-- START OF Information provided --

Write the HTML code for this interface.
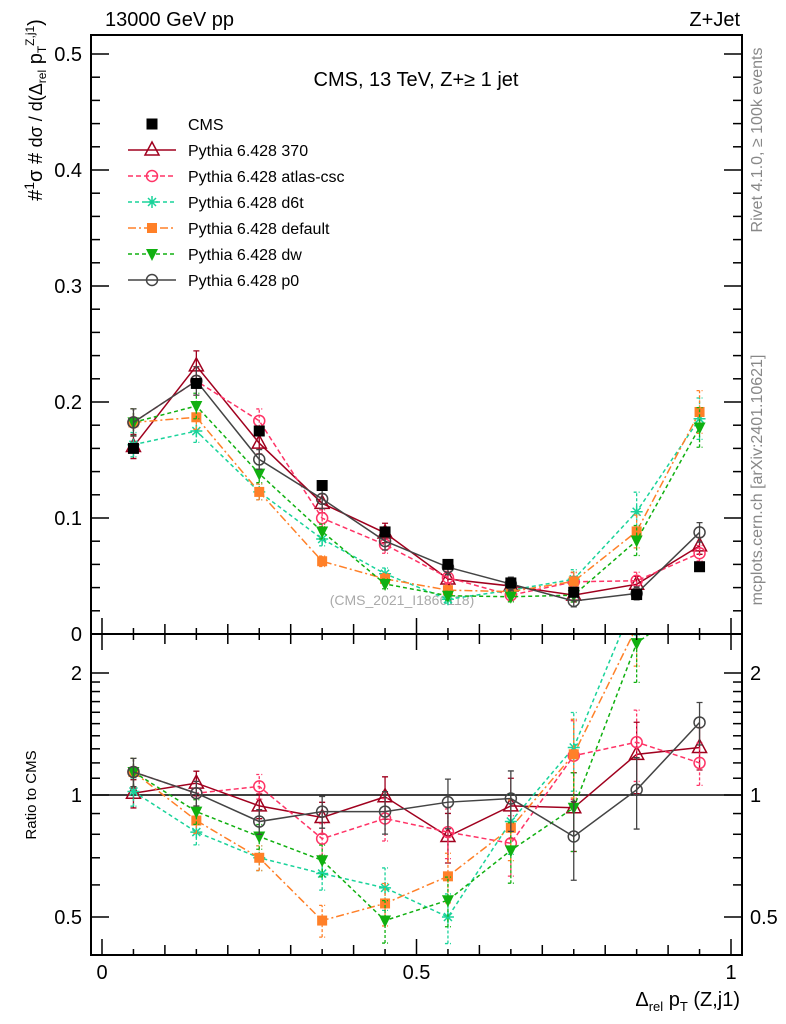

-- END OF Information provided --
-- START OF Information provided --

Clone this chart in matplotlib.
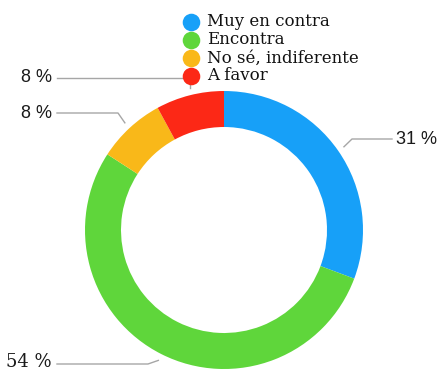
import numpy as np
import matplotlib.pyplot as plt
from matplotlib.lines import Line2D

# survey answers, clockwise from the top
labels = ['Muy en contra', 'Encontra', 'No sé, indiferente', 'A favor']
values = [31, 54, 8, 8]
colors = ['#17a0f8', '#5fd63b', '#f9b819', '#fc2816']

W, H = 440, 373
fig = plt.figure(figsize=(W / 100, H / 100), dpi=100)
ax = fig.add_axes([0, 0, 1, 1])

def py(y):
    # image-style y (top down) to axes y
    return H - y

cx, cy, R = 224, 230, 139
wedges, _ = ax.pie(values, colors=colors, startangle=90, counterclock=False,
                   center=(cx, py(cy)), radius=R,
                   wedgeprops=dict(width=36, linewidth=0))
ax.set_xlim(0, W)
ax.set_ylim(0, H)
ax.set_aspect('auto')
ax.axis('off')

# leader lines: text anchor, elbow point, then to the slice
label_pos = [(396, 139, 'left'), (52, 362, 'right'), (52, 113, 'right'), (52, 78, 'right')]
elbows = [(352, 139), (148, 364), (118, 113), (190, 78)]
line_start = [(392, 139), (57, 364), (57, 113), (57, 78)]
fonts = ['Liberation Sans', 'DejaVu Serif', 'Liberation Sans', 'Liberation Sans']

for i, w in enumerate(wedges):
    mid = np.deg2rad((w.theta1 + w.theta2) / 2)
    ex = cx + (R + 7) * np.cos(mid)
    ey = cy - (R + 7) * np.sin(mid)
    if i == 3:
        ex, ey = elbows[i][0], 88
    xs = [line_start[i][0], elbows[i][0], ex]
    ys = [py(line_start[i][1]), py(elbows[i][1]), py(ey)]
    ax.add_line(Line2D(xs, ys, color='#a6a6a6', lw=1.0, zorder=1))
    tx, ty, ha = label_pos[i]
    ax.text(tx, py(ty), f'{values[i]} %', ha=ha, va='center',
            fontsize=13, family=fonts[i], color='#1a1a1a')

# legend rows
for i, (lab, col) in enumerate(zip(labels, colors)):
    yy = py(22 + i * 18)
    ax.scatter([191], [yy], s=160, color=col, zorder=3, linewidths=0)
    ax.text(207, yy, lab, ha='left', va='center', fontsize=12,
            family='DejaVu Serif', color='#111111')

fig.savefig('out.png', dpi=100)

-- END OF Information provided --
-- START OF Information provided --

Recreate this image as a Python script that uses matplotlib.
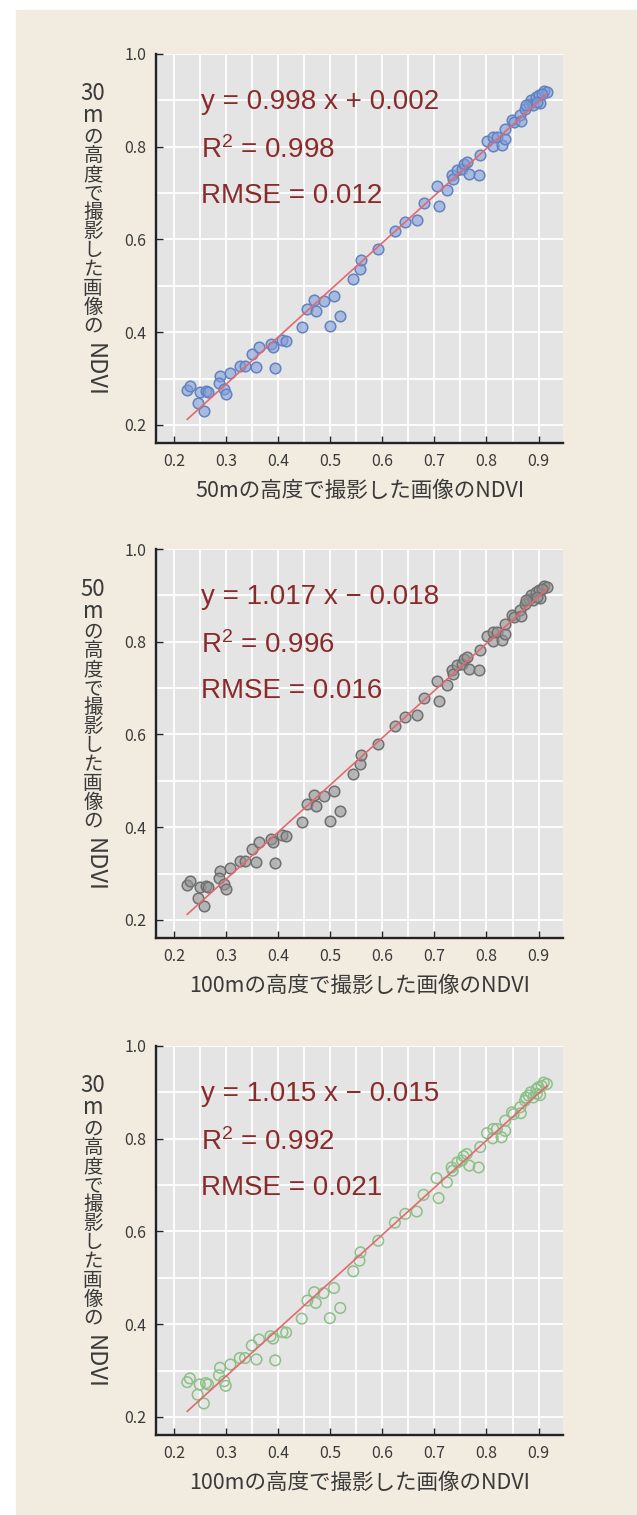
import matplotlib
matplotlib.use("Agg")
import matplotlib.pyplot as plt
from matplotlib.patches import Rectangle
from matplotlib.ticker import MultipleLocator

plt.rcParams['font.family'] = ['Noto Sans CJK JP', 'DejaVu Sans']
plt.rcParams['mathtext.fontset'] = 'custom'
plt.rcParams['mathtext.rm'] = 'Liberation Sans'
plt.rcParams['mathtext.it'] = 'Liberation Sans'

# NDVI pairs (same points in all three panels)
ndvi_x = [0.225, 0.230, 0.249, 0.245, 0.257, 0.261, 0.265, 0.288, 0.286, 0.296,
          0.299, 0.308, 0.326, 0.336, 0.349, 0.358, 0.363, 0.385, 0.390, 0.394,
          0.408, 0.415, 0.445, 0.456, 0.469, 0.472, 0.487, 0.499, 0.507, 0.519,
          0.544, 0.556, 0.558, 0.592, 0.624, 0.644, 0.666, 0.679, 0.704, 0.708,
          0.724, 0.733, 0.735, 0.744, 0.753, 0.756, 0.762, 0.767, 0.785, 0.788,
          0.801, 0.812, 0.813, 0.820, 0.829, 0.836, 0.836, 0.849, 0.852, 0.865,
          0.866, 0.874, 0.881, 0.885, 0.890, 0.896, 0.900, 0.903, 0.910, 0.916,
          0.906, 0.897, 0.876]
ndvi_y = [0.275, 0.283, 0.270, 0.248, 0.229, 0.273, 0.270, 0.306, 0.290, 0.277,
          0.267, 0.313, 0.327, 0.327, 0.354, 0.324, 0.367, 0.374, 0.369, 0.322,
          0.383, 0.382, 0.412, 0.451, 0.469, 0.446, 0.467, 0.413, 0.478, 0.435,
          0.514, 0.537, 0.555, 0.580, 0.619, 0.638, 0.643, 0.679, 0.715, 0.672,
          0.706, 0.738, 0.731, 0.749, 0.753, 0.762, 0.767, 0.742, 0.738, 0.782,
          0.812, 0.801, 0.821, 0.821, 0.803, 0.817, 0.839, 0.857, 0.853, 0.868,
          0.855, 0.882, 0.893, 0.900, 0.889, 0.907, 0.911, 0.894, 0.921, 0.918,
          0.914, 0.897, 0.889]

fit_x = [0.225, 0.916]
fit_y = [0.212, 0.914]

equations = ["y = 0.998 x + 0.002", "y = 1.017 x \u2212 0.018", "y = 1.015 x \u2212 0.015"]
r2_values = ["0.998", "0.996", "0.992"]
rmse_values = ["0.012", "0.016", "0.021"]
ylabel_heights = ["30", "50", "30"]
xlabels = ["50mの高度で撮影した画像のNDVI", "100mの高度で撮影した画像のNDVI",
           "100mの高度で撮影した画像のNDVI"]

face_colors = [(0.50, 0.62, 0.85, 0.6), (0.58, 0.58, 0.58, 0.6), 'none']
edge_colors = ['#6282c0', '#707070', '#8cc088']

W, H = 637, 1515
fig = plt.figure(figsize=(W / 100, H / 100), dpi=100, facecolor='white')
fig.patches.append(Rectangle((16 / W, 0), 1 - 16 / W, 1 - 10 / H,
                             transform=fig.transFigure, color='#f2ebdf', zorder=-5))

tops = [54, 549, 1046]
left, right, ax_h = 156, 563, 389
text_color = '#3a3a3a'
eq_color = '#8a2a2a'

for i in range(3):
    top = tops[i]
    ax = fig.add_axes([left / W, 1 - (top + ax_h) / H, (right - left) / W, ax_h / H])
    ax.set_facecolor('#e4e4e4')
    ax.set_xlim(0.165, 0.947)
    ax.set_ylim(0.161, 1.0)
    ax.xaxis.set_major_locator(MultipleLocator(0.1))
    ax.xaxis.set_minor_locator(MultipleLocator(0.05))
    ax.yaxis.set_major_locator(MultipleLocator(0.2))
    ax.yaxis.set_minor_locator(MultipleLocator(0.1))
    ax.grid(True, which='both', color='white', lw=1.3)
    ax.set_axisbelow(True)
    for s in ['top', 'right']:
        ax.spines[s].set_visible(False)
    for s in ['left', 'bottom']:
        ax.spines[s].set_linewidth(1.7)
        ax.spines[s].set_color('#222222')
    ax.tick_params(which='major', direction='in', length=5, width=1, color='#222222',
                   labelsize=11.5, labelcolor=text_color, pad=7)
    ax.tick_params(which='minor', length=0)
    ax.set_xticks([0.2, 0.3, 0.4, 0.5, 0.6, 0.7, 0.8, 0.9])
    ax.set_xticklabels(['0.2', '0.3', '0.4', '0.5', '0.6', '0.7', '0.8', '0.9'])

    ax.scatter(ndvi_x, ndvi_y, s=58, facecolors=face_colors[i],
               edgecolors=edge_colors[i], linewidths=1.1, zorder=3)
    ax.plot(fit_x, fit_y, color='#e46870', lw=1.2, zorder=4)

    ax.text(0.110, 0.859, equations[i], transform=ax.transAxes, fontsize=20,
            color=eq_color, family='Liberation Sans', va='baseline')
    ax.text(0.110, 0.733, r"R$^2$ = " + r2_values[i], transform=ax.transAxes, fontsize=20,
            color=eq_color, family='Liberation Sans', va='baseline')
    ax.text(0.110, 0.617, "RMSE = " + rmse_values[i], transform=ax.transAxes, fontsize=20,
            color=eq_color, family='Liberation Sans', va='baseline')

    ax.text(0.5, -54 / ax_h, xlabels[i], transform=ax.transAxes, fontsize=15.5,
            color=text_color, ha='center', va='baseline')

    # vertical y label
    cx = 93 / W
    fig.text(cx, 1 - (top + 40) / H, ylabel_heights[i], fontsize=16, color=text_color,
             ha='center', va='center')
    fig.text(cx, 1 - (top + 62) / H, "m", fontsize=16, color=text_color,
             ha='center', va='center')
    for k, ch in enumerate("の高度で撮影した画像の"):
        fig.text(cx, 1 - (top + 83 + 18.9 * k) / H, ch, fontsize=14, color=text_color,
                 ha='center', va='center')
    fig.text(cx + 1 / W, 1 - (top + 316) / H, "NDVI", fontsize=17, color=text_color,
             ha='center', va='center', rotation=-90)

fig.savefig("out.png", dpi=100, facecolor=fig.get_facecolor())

-- END OF Information provided --

## Description of the task
Pull out only the lines from the one with "Recreate this image" up to and including the one with "plt.rcParams['mathtext.it'] = 'Liberation", and drop any pictures along the way.

## Problem solution
Recreate this image as a Python script that uses matplotlib.
import matplotlib
matplotlib.use("Agg")
import matplotlib.pyplot as plt
from matplotlib.patches import Rectangle
from matplotlib.ticker import MultipleLocator

plt.rcParams['font.family'] = ['Noto Sans CJK JP', 'DejaVu Sans']
plt.rcParams['mathtext.fontset'] = 'custom'
plt.rcParams['mathtext.rm'] = 'Liberation Sans'
plt.rcParams['mathtext.it'] = 'Liberation Sans'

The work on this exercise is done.